** BEGIN **

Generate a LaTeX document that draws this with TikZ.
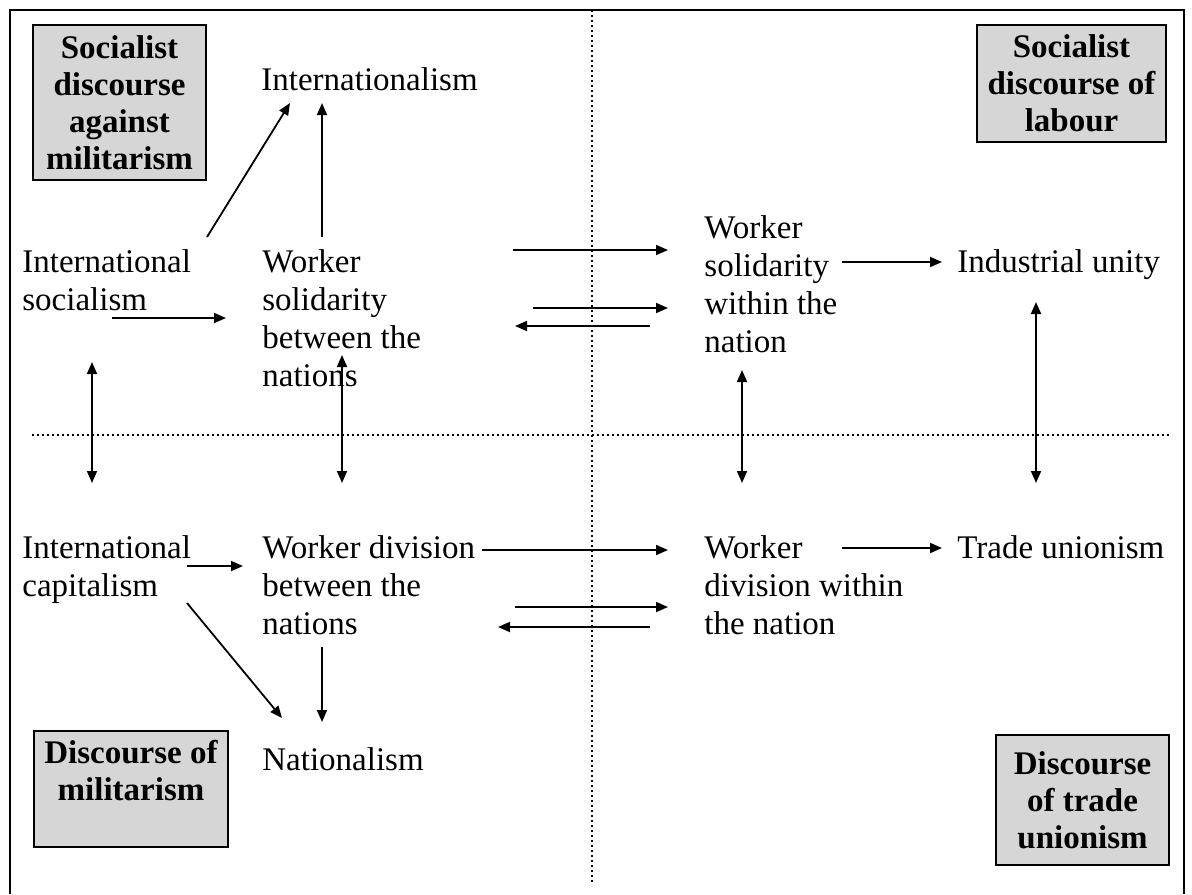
\documentclass[tikz,border=0pt]{standalone}
\usepackage{fontspec}
\setmainfont{Liberation Serif}
\usetikzlibrary{arrows.meta}

\begin{document}
\begin{tikzpicture}[x=0.5pt,y=-0.5pt,
  % concept labels are placed by the baseline of their last line
  lbl/.style={anchor=base west, inner sep=0pt, align=left,
              font=\fontsize{16.5}{19}\selectfont},
  disc/.style={draw=black, line width=0.6pt, fill=black!16, inner sep=0pt,
               align=center, font=\fontsize{16.5}{18.5}\selectfont\bfseries},
  tip/.tip={Triangle[length=6pt,width=5pt]},
  arr/.style={line width=0.9pt, -tip},
  darr/.style={line width=0.9pt, tip-tip},
  sep/.style={line width=0.9pt, dash pattern=on 0.9pt off 1.6pt}]

\useasboundingbox (0,0) rectangle (1192,894);

% outer frame (open at the foot of the page)
\draw[line width=1pt] (10,894) -- (10,10) -- (1184,10) -- (1184,894);

% quadrant separators
\draw[sep] (32,435) -- (1172,435);
\draw[sep] (592,10) -- (592,882);

% discourse boxes in the four corners
\node[disc, minimum width=86.5pt, minimum height=77.5pt] (dsam) at (119.5,102.5)
  {Socialist\\discourse\\against\\militarism};
\node[disc, minimum width=94.5pt, minimum height=58.5pt] (dsl) at (1071.5,83.5)
  {Socialist\\discourse of\\labour};
\node[disc, minimum width=97pt, minimum height=58pt] (dm) at (131,789)
  {Discourse of\\militarism\\\mbox{}};
\node[disc, minimum width=86.5pt, minimum height=65pt] (dtu) at (1082.5,800)
  {Discourse\\of trade\\unionism};

% concepts
\node[lbl] (intl) at (261,90)  {Internationalism};
\node[lbl] (isoc) at (22,310)  {International\\socialism};
\node[lbl] (wsb)  at (262,386) {Worker\\solidarity\\between the\\nations};
\node[lbl] (wsw)  at (704,352) {Worker\\solidarity\\within the\\nation};
\node[lbl] (iu)   at (957,272) {Industrial unity};
\node[lbl] (icap) at (22,596)  {International\\capitalism};
\node[lbl] (wdb)  at (262,634) {Worker division\\between the\\nations};
\node[lbl] (wdw)  at (704,634) {Worker\\division within\\the nation};
\node[lbl] (tu)   at (957,558) {Trade unionism};
\node[lbl] (nat)  at (262,770) {Nationalism};

% upper half
\draw[arr] ([shift={(185,-73)}]isoc.base west) -- ([shift={(29,13)}]intl.base west);
\draw[arr] ([shift={(60,-149)}]wsb.base west) -- ([shift={(61,13)}]intl.base west);
\draw[arr] ([shift={(90,8)}]isoc.base west) -- ([shift={(-36,-68)}]wsb.base west);
\draw[arr] ([shift={(251,-136)}]wsb.base west) -- ([shift={(-36,-102)}]wsw.base west);
\draw[arr] ([shift={(271,-78)}]wsb.base west) -- ([shift={(-36,-44)}]wsw.base west);
\draw[arr] ([shift={(-54,-26)}]wsw.base west) -- ([shift={(253,-60)}]wsb.base west);
\draw[arr] ([shift={(138,-90)}]wsw.base west) -- ([shift={(-15,-10)}]iu.base west);

% links across the horizontal separator
\draw[darr] ([shift={(70,52)}]isoc.base west) -- ([shift={(70,-113)}]icap.base west);
\draw[darr] ([shift={(80,-31)}]wsb.base west) -- ([shift={(80,-151)}]wdb.base west);
\draw[darr] ([shift={(38,18)}]wsw.base west) -- ([shift={(38,-151)}]wdw.base west);
\draw[darr] ([shift={(79,30)}]iu.base west) -- ([shift={(79,-75)}]tu.base west);

% lower half
\draw[arr] ([shift={(165,-30)}]icap.base west) -- ([shift={(-19,-68)}]wdb.base west);
\draw[arr] ([shift={(220,-84)}]wdb.base west) -- ([shift={(-36,-84)}]wdw.base west);
\draw[arr] ([shift={(253,-27)}]wdb.base west) -- ([shift={(-36,-27)}]wdw.base west);
\draw[arr] ([shift={(-54,-7)}]wdw.base west) -- ([shift={(236,-7)}]wdb.base west);
\draw[arr] ([shift={(138,-86)}]wdw.base west) -- ([shift={(-15,-10)}]tu.base west);
\draw[arr] ([shift={(165,7)}]icap.base west) -- ([shift={(20,-52)}]nat.base west);
\draw[arr] ([shift={(60,13)}]wdb.base west) -- ([shift={(60,-48)}]nat.base west);

\end{tikzpicture}
\end{document}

** END **

**TASK INSTRUCTIONS**
Word for word, quote the lines above. Omit the pictures.

**OUTPUT FOR THIS EXERCISE**
Generate a LaTeX document that draws this with TikZ.
\documentclass[tikz,border=0pt]{standalone}
\usepackage{fontspec}
\setmainfont{Liberation Serif}
\usetikzlibrary{arrows.meta}

\begin{document}
\begin{tikzpicture}[x=0.5pt,y=-0.5pt,
  % concept labels are placed by the baseline of their last line
  lbl/.style={anchor=base west, inner sep=0pt, align=left,
              font=\fontsize{16.5}{19}\selectfont},
  disc/.style={draw=black, line width=0.6pt, fill=black!16, inner sep=0pt,
               align=center, font=\fontsize{16.5}{18.5}\selectfont\bfseries},
  tip/.tip={Triangle[length=6pt,width=5pt]},
  arr/.style={line width=0.9pt, -tip},
  darr/.style={line width=0.9pt, tip-tip},
  sep/.style={line width=0.9pt, dash pattern=on 0.9pt off 1.6pt}]

\useasboundingbox (0,0) rectangle (1192,894);

% outer frame (open at the foot of the page)
\draw[line width=1pt] (10,894) -- (10,10) -- (1184,10) -- (1184,894);

% quadrant separators
\draw[sep] (32,435) -- (1172,435);
\draw[sep] (592,10) -- (592,882);

% discourse boxes in the four corners
\node[disc, minimum width=86.5pt, minimum height=77.5pt] (dsam) at (119.5,102.5)
  {Socialist\\discourse\\against\\militarism};
\node[disc, minimum width=94.5pt, minimum height=58.5pt] (dsl) at (1071.5,83.5)
  {Socialist\\discourse of\\labour};
\node[disc, minimum width=97pt, minimum height=58pt] (dm) at (131,789)
  {Discourse of\\militarism\\\mbox{}};
\node[disc, minimum width=86.5pt, minimum height=65pt] (dtu) at (1082.5,800)
  {Discourse\\of trade\\unionism};

% concepts
\node[lbl] (intl) at (261,90)  {Internationalism};
\node[lbl] (isoc) at (22,310)  {International\\socialism};
\node[lbl] (wsb)  at (262,386) {Worker\\solidarity\\between the\\nations};
\node[lbl] (wsw)  at (704,352) {Worker\\solidarity\\within the\\nation};
\node[lbl] (iu)   at (957,272) {Industrial unity};
\node[lbl] (icap) at (22,596)  {International\\capitalism};
\node[lbl] (wdb)  at (262,634) {Worker division\\between the\\nations};
\node[lbl] (wdw)  at (704,634) {Worker\\division within\\the nation};
\node[lbl] (tu)   at (957,558) {Trade unionism};
\node[lbl] (nat)  at (262,770) {Nationalism};

% upper half
\draw[arr] ([shift={(185,-73)}]isoc.base west) -- ([shift={(29,13)}]intl.base west);
\draw[arr] ([shift={(60,-149)}]wsb.base west) -- ([shift={(61,13)}]intl.base west);
\draw[arr] ([shift={(90,8)}]isoc.base west) -- ([shift={(-36,-68)}]wsb.base west);
\draw[arr] ([shift={(251,-136)}]wsb.base west) -- ([shift={(-36,-102)}]wsw.base west);
\draw[arr] ([shift={(271,-78)}]wsb.base west) -- ([shift={(-36,-44)}]wsw.base west);
\draw[arr] ([shift={(-54,-26)}]wsw.base west) -- ([shift={(253,-60)}]wsb.base west);
\draw[arr] ([shift={(138,-90)}]wsw.base west) -- ([shift={(-15,-10)}]iu.base west);

% links across the horizontal separator
\draw[darr] ([shift={(70,52)}]isoc.base west) -- ([shift={(70,-113)}]icap.base west);
\draw[darr] ([shift={(80,-31)}]wsb.base west) -- ([shift={(80,-151)}]wdb.base west);
\draw[darr] ([shift={(38,18)}]wsw.base west) -- ([shift={(38,-151)}]wdw.base west);
\draw[darr] ([shift={(79,30)}]iu.base west) -- ([shift={(79,-75)}]tu.base west);

% lower half
\draw[arr] ([shift={(165,-30)}]icap.base west) -- ([shift={(-19,-68)}]wdb.base west);
\draw[arr] ([shift={(220,-84)}]wdb.base west) -- ([shift={(-36,-84)}]wdw.base west);
\draw[arr] ([shift={(253,-27)}]wdb.base west) -- ([shift={(-36,-27)}]wdw.base west);
\draw[arr] ([shift={(-54,-7)}]wdw.base west) -- ([shift={(236,-7)}]wdb.base west);
\draw[arr] ([shift={(138,-86)}]wdw.base west) -- ([shift={(-15,-10)}]tu.base west);
\draw[arr] ([shift={(165,7)}]icap.base west) -- ([shift={(20,-52)}]nat.base west);
\draw[arr] ([shift={(60,13)}]wdb.base west) -- ([shift={(60,-48)}]nat.base west);

\end{tikzpicture}
\end{document}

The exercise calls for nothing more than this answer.